What is required: Restate the listing that follows word for word, without its pictures.

======== Source excerpt

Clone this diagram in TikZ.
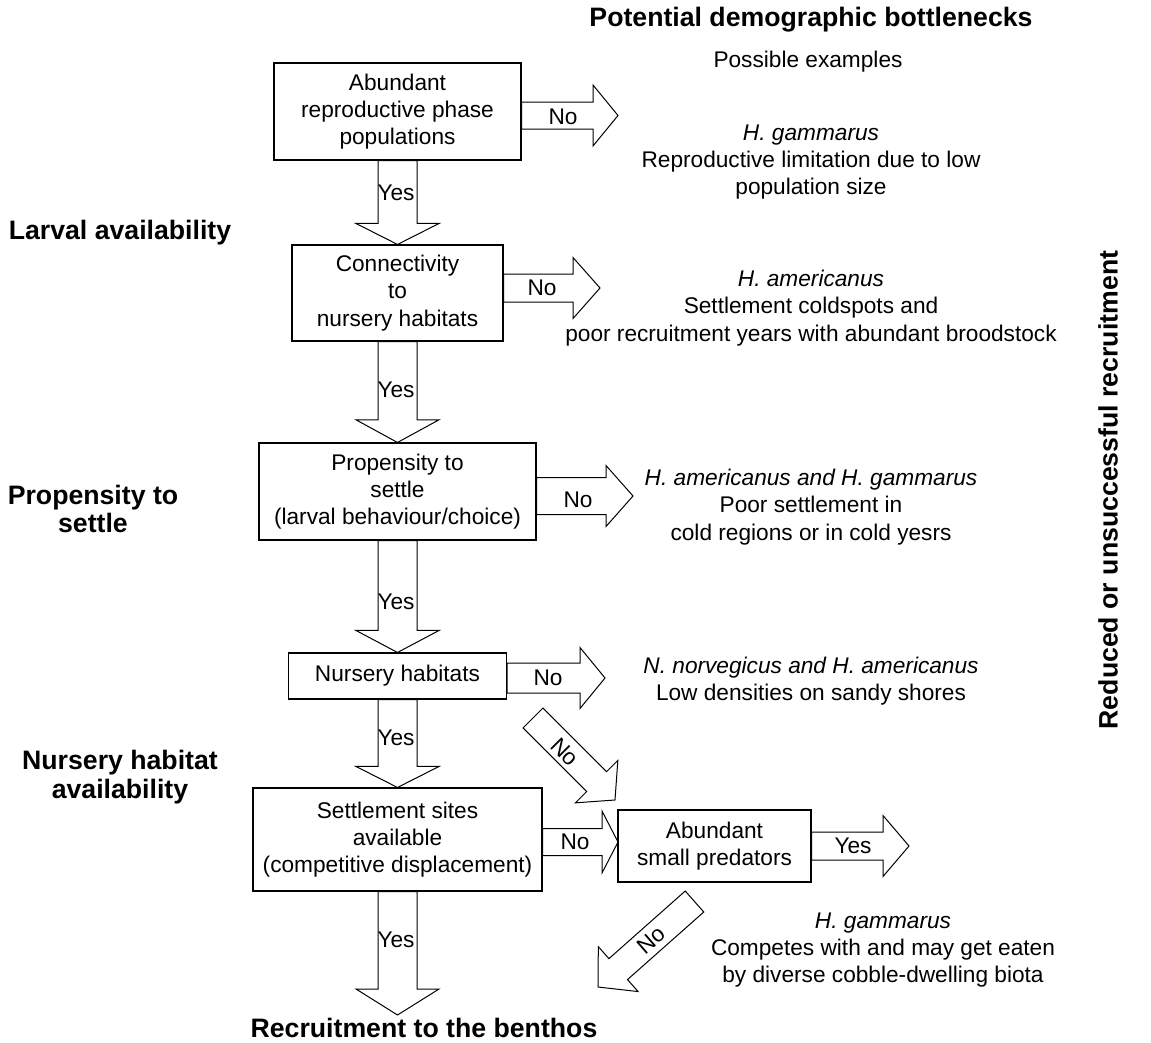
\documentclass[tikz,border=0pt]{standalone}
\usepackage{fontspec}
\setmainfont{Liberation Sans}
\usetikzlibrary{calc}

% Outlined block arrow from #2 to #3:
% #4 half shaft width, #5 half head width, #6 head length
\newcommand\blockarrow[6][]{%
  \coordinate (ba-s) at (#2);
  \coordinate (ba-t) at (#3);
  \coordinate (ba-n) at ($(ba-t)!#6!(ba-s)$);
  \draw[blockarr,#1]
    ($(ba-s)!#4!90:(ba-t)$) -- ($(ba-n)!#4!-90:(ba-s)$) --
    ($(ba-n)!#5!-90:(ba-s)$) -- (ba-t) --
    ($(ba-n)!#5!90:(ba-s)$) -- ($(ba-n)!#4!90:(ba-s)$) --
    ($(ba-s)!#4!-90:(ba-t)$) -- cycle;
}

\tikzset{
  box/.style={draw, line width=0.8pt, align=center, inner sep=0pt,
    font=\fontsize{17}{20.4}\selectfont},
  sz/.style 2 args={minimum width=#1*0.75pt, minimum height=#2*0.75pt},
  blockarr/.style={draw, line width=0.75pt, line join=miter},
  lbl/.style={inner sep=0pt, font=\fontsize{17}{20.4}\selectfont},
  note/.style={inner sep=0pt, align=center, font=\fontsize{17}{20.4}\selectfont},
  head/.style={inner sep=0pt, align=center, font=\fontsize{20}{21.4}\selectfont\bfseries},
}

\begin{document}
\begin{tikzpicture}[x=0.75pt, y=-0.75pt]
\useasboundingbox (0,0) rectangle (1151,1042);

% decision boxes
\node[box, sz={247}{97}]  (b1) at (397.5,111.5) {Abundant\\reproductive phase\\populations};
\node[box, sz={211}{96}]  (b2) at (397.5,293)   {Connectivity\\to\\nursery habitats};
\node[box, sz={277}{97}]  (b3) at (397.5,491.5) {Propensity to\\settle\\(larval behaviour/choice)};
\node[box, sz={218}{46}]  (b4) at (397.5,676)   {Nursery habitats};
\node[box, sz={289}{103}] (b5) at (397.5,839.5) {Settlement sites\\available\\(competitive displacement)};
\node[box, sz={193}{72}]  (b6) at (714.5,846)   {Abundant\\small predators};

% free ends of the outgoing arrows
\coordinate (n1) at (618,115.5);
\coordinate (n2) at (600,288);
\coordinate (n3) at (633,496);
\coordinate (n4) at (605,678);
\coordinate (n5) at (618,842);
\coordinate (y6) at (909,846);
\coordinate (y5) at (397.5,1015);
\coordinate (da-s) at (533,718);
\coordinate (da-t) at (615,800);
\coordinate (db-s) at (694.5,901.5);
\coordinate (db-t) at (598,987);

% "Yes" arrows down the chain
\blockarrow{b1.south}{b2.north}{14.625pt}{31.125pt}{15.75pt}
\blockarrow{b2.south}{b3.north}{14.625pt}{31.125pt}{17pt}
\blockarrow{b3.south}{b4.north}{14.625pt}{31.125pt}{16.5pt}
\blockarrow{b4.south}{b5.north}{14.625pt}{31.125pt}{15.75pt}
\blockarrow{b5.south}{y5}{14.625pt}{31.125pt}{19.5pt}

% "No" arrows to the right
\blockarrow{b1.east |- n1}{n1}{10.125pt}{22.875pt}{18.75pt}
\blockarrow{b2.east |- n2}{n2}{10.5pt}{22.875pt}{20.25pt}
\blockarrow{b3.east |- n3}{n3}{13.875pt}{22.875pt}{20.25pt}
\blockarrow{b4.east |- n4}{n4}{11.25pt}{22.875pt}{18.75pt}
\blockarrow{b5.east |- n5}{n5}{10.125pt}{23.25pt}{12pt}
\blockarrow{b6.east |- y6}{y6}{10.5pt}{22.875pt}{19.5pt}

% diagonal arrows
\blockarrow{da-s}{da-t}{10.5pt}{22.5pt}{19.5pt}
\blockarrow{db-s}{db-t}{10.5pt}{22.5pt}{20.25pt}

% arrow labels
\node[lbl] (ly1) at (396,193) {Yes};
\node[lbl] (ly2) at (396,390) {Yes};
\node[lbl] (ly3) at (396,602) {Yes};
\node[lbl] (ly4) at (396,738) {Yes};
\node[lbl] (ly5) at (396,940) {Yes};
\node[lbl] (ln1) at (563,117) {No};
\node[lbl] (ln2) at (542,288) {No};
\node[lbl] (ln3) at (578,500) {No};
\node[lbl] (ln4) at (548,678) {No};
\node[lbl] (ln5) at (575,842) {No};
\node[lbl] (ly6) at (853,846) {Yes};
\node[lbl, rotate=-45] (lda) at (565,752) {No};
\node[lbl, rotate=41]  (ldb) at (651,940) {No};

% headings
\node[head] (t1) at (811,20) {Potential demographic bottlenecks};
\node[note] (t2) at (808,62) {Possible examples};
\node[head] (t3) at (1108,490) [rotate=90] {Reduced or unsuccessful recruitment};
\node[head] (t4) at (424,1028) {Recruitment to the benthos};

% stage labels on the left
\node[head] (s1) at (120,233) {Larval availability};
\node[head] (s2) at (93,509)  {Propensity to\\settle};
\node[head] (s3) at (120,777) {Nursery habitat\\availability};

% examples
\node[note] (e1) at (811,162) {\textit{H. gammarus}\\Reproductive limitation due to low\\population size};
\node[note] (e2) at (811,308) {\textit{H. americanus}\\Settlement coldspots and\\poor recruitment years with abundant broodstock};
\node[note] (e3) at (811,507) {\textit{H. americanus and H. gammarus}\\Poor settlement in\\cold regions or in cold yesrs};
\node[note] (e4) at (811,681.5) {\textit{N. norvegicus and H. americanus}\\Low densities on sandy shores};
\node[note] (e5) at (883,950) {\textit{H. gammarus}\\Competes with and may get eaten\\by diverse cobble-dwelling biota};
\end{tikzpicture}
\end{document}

================

Response:
Clone this diagram in TikZ.
\documentclass[tikz,border=0pt]{standalone}
\usepackage{fontspec}
\setmainfont{Liberation Sans}
\usetikzlibrary{calc}

% Outlined block arrow from #2 to #3:
% #4 half shaft width, #5 half head width, #6 head length
\newcommand\blockarrow[6][]{%
  \coordinate (ba-s) at (#2);
  \coordinate (ba-t) at (#3);
  \coordinate (ba-n) at ($(ba-t)!#6!(ba-s)$);
  \draw[blockarr,#1]
    ($(ba-s)!#4!90:(ba-t)$) -- ($(ba-n)!#4!-90:(ba-s)$) --
    ($(ba-n)!#5!-90:(ba-s)$) -- (ba-t) --
    ($(ba-n)!#5!90:(ba-s)$) -- ($(ba-n)!#4!90:(ba-s)$) --
    ($(ba-s)!#4!-90:(ba-t)$) -- cycle;
}

\tikzset{
  box/.style={draw, line width=0.8pt, align=center, inner sep=0pt,
    font=\fontsize{17}{20.4}\selectfont},
  sz/.style 2 args={minimum width=#1*0.75pt, minimum height=#2*0.75pt},
  blockarr/.style={draw, line width=0.75pt, line join=miter},
  lbl/.style={inner sep=0pt, font=\fontsize{17}{20.4}\selectfont},
  note/.style={inner sep=0pt, align=center, font=\fontsize{17}{20.4}\selectfont},
  head/.style={inner sep=0pt, align=center, font=\fontsize{20}{21.4}\selectfont\bfseries},
}

\begin{document}
\begin{tikzpicture}[x=0.75pt, y=-0.75pt]
\useasboundingbox (0,0) rectangle (1151,1042);

% decision boxes
\node[box, sz={247}{97}]  (b1) at (397.5,111.5) {Abundant\\reproductive phase\\populations};
\node[box, sz={211}{96}]  (b2) at (397.5,293)   {Connectivity\\to\\nursery habitats};
\node[box, sz={277}{97}]  (b3) at (397.5,491.5) {Propensity to\\settle\\(larval behaviour/choice)};
\node[box, sz={218}{46}]  (b4) at (397.5,676)   {Nursery habitats};
\node[box, sz={289}{103}] (b5) at (397.5,839.5) {Settlement sites\\available\\(competitive displacement)};
\node[box, sz={193}{72}]  (b6) at (714.5,846)   {Abundant\\small predators};

% free ends of the outgoing arrows
\coordinate (n1) at (618,115.5);
\coordinate (n2) at (600,288);
\coordinate (n3) at (633,496);
\coordinate (n4) at (605,678);
\coordinate (n5) at (618,842);
\coordinate (y6) at (909,846);
\coordinate (y5) at (397.5,1015);
\coordinate (da-s) at (533,718);
\coordinate (da-t) at (615,800);
\coordinate (db-s) at (694.5,901.5);
\coordinate (db-t) at (598,987);

% "Yes" arrows down the chain
\blockarrow{b1.south}{b2.north}{14.625pt}{31.125pt}{15.75pt}
\blockarrow{b2.south}{b3.north}{14.625pt}{31.125pt}{17pt}
\blockarrow{b3.south}{b4.north}{14.625pt}{31.125pt}{16.5pt}
\blockarrow{b4.south}{b5.north}{14.625pt}{31.125pt}{15.75pt}
\blockarrow{b5.south}{y5}{14.625pt}{31.125pt}{19.5pt}

% "No" arrows to the right
\blockarrow{b1.east |- n1}{n1}{10.125pt}{22.875pt}{18.75pt}
\blockarrow{b2.east |- n2}{n2}{10.5pt}{22.875pt}{20.25pt}
\blockarrow{b3.east |- n3}{n3}{13.875pt}{22.875pt}{20.25pt}
\blockarrow{b4.east |- n4}{n4}{11.25pt}{22.875pt}{18.75pt}
\blockarrow{b5.east |- n5}{n5}{10.125pt}{23.25pt}{12pt}
\blockarrow{b6.east |- y6}{y6}{10.5pt}{22.875pt}{19.5pt}

% diagonal arrows
\blockarrow{da-s}{da-t}{10.5pt}{22.5pt}{19.5pt}
\blockarrow{db-s}{db-t}{10.5pt}{22.5pt}{20.25pt}

% arrow labels
\node[lbl] (ly1) at (396,193) {Yes};
\node[lbl] (ly2) at (396,390) {Yes};
\node[lbl] (ly3) at (396,602) {Yes};
\node[lbl] (ly4) at (396,738) {Yes};
\node[lbl] (ly5) at (396,940) {Yes};
\node[lbl] (ln1) at (563,117) {No};
\node[lbl] (ln2) at (542,288) {No};
\node[lbl] (ln3) at (578,500) {No};
\node[lbl] (ln4) at (548,678) {No};
\node[lbl] (ln5) at (575,842) {No};
\node[lbl] (ly6) at (853,846) {Yes};
\node[lbl, rotate=-45] (lda) at (565,752) {No};
\node[lbl, rotate=41]  (ldb) at (651,940) {No};

% headings
\node[head] (t1) at (811,20) {Potential demographic bottlenecks};
\node[note] (t2) at (808,62) {Possible examples};
\node[head] (t3) at (1108,490) [rotate=90] {Reduced or unsuccessful recruitment};
\node[head] (t4) at (424,1028) {Recruitment to the benthos};

% stage labels on the left
\node[head] (s1) at (120,233) {Larval availability};
\node[head] (s2) at (93,509)  {Propensity to\\settle};
\node[head] (s3) at (120,777) {Nursery habitat\\availability};

% examples
\node[note] (e1) at (811,162) {\textit{H. gammarus}\\Reproductive limitation due to low\\population size};
\node[note] (e2) at (811,308) {\textit{H. americanus}\\Settlement coldspots and\\poor recruitment years with abundant broodstock};
\node[note] (e3) at (811,507) {\textit{H. americanus and H. gammarus}\\Poor settlement in\\cold regions or in cold yesrs};
\node[note] (e4) at (811,681.5) {\textit{N. norvegicus and H. americanus}\\Low densities on sandy shores};
\node[note] (e5) at (883,950) {\textit{H. gammarus}\\Competes with and may get eaten\\by diverse cobble-dwelling biota};
\end{tikzpicture}
\end{document}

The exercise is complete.